In hindsight, the Minister’s warning gives more insights into why young people exported to work in the Middle East are subjected to the most rigorous medical laboratory tests and scans to ensure they are in total health before they can be exported. The examinations, besides checking for infections and defects, also include confirmation that the internal organs are in good shape and intact. The labour export companies say it is a requirement for insurance purposes. Now that most of the young East Africans who die out there and are lucky to have their bodies returned turn out to be badly disfigured, one wonders how kids who were in tip top condition months earlier can end up like that. The story of one migrant worker, Judith Nakintu, who returned alive, minus a kidney – a fact confirmed by the country’s top medical facility of Mulago in Kampala – has been extensively covered by the Ugandan media. Nakintu’s health is rapidly deteriorating and her family has rejected a cash compensation offer offered by her former employer in the Middle East, who claimed she had been injured in an accident.

In the same week of October 9th, an audio of a victim saying she was in the Middle East, circulated as the distressed Ugandan girl pleaded for rescue from a hospital where she had been taken while in perfect health and was being prepared for an organ harvesting operation.

The paradox is that however much young East Africans are warned about the dangers of being ‘labour-exported’, they still strive to beat the system and go. If they are blocked from boarding the plane at their country’s international airport after failing to answer questions about their trip, they sneak across borders and go to board from another country – obviously facilitated by the well-connected labour exporters.

At this rate, East African parents may have to do what West African parents were doing a two hundred plus years ago – cutting the faces of their teenage children to make them undesirable to the slave traders. That, according to some old writings, explains why some communities make “tribal” marks on the faces. For the slavers wanted only the healthiest to go and slave on the plantations. East African parents may have to devise ways of making the youth fail the medical tests that qualify one to be ‘labour –exported’ however desperately they want to, owing the unemployment in their countries. But why let the parents resort to such desperate measures when there is a better way to keep East African youth at home, safely and happily.
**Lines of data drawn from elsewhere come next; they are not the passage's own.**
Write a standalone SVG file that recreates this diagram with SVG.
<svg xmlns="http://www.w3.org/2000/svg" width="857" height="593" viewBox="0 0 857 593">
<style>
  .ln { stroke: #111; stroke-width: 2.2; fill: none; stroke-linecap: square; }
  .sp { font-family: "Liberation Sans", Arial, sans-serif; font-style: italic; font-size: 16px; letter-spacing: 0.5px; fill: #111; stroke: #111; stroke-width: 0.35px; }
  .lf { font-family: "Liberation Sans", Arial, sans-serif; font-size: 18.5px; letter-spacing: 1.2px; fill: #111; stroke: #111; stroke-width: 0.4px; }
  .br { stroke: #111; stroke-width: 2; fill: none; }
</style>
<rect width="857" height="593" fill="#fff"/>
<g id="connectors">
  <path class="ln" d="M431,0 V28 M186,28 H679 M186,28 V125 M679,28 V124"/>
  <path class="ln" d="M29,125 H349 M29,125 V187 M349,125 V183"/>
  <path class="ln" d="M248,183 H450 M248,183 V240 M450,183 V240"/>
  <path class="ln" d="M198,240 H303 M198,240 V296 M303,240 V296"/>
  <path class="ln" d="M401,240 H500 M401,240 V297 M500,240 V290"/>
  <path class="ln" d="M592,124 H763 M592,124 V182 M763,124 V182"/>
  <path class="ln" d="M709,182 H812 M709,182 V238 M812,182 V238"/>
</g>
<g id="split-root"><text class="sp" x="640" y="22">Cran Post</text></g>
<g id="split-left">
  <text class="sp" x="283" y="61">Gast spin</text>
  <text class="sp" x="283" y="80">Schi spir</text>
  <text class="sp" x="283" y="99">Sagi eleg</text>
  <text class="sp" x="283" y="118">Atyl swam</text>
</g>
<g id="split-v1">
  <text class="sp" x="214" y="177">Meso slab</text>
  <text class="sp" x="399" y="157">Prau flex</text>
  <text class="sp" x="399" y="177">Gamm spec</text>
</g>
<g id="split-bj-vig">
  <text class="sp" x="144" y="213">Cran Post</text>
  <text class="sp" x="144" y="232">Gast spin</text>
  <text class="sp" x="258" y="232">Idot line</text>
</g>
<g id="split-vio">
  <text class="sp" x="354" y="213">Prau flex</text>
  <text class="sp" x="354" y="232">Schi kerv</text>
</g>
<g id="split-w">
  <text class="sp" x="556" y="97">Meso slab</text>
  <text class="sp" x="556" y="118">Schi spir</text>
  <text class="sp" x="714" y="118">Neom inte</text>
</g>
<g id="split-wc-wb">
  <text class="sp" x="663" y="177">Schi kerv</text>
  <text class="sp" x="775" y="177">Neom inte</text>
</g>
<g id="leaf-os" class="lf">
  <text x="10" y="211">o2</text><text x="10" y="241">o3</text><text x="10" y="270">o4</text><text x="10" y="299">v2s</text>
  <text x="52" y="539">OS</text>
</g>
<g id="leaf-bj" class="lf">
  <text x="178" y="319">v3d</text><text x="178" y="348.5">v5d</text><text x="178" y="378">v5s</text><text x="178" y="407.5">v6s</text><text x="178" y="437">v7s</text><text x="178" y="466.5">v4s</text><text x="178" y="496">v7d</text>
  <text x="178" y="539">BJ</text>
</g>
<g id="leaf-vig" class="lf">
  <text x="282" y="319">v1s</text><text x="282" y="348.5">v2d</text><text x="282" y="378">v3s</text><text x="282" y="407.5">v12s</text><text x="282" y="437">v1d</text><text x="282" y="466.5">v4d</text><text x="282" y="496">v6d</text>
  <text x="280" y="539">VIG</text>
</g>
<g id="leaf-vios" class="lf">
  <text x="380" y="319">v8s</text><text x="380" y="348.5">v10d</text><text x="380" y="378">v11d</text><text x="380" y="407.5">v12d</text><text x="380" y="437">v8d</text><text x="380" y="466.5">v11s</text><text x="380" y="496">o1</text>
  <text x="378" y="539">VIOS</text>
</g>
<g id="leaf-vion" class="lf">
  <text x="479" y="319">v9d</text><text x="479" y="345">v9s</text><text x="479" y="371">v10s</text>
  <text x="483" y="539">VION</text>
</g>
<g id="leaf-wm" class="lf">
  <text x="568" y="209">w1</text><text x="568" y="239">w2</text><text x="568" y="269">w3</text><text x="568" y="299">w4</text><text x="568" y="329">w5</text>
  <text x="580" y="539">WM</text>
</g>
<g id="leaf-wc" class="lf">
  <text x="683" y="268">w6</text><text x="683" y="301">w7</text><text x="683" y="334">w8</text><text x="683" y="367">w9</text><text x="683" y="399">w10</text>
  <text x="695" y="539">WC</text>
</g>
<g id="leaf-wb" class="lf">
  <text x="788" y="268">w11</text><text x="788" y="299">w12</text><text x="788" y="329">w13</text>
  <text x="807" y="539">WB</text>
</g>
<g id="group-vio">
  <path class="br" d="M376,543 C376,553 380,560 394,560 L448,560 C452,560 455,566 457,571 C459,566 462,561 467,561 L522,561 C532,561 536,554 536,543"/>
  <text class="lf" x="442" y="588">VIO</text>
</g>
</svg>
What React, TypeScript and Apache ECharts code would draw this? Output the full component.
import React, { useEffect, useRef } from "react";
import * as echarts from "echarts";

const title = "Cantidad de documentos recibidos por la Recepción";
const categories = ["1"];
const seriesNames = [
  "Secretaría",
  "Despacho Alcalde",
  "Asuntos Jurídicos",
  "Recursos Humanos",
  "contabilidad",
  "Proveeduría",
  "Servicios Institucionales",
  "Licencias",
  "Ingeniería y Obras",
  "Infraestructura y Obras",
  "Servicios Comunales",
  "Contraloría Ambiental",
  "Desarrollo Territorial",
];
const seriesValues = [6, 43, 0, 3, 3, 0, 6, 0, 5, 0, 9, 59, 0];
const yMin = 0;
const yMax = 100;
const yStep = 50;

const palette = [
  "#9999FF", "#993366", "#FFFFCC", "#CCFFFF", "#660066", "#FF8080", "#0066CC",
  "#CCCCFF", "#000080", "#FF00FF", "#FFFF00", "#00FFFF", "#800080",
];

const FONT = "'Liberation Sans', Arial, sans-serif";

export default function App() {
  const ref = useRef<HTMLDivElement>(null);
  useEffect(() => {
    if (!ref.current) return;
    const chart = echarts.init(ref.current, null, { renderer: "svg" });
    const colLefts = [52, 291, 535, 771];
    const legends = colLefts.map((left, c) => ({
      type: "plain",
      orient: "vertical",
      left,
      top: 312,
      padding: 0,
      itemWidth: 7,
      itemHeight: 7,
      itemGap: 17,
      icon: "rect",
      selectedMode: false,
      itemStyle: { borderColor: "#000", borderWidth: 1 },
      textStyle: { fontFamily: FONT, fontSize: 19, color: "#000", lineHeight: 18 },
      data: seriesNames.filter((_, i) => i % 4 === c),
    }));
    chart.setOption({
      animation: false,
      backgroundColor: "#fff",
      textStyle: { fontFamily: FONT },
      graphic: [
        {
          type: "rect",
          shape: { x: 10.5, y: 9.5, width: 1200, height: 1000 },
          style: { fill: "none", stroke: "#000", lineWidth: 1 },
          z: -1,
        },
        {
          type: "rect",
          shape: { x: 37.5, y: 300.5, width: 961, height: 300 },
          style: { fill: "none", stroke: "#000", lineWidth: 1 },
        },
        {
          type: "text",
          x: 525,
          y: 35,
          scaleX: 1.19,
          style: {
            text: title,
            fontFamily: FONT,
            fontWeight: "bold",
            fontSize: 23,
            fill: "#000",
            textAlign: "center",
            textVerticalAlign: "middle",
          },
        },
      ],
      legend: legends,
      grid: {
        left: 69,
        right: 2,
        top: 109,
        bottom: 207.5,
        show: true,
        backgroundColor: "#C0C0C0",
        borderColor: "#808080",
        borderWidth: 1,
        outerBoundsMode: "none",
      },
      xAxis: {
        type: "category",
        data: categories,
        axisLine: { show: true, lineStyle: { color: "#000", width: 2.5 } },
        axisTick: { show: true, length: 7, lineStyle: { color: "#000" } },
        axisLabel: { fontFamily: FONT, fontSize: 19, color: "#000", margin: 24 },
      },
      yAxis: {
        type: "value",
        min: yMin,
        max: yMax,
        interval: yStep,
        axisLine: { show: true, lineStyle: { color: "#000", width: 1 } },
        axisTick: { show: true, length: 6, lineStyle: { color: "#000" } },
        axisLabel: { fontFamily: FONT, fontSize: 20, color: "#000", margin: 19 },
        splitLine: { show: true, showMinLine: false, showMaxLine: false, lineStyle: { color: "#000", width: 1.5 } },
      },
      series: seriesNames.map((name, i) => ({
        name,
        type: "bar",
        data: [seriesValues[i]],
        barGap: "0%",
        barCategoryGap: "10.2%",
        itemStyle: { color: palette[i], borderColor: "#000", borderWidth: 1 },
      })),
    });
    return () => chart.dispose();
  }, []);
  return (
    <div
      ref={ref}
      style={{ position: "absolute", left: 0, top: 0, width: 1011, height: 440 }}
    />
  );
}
What East Africa, and Africa at large, can do for its children to grow and its youth to mature in dignity was captured well in the launch of the Global Africa Business Initiative –GABI during the September 77th United Nations General Assembly. UN Secretary General Antonio Guterres noted that Africa’s young population represents a dynamic workforce and a massive market. The Secretary General observed that with its massive natural resources, the renewable/clean energy sector alone can create six million new jobs in Africa by 2050.

The Secretary General of the Africa Continental Free Trade Area, Wamkele Mene was of the same view, putting it across even more strongly that Africa needs to unlock its resources now or it will be too late if the process is delayed.

Rwanda’s President Paul Kagame said unleashing the potential of the young people through enterprise to create jobs using the power of innovation, creativity and technology will make Africa unstoppable.

Many of the one hundred or so of the world leaders who participated in the GABI launch agreed that focusing on the youth to unlock Africa’s potential was the way forward. It is therefore really unacceptable that the youth, on whom Africa’s future prosperity depends are left to be decimated in other lands or to drown in seas as the recent deadly attempts to cross the Mediterranean have shown. The seven-member East African Community which sits smack in the middle of Africa, touched the Atlantic and Indian oceans and has all the strategic minerals that the new world of clean energy badly needs, has no excuse for letting its youth population go get literally wasted in the Middle East and other parts of the world.

There is enough for the youth of Africa to do profitably, in the large, continental market. If they are not “unleashed” then the Independence days we celebrate so pompously will remain largely irrelevant.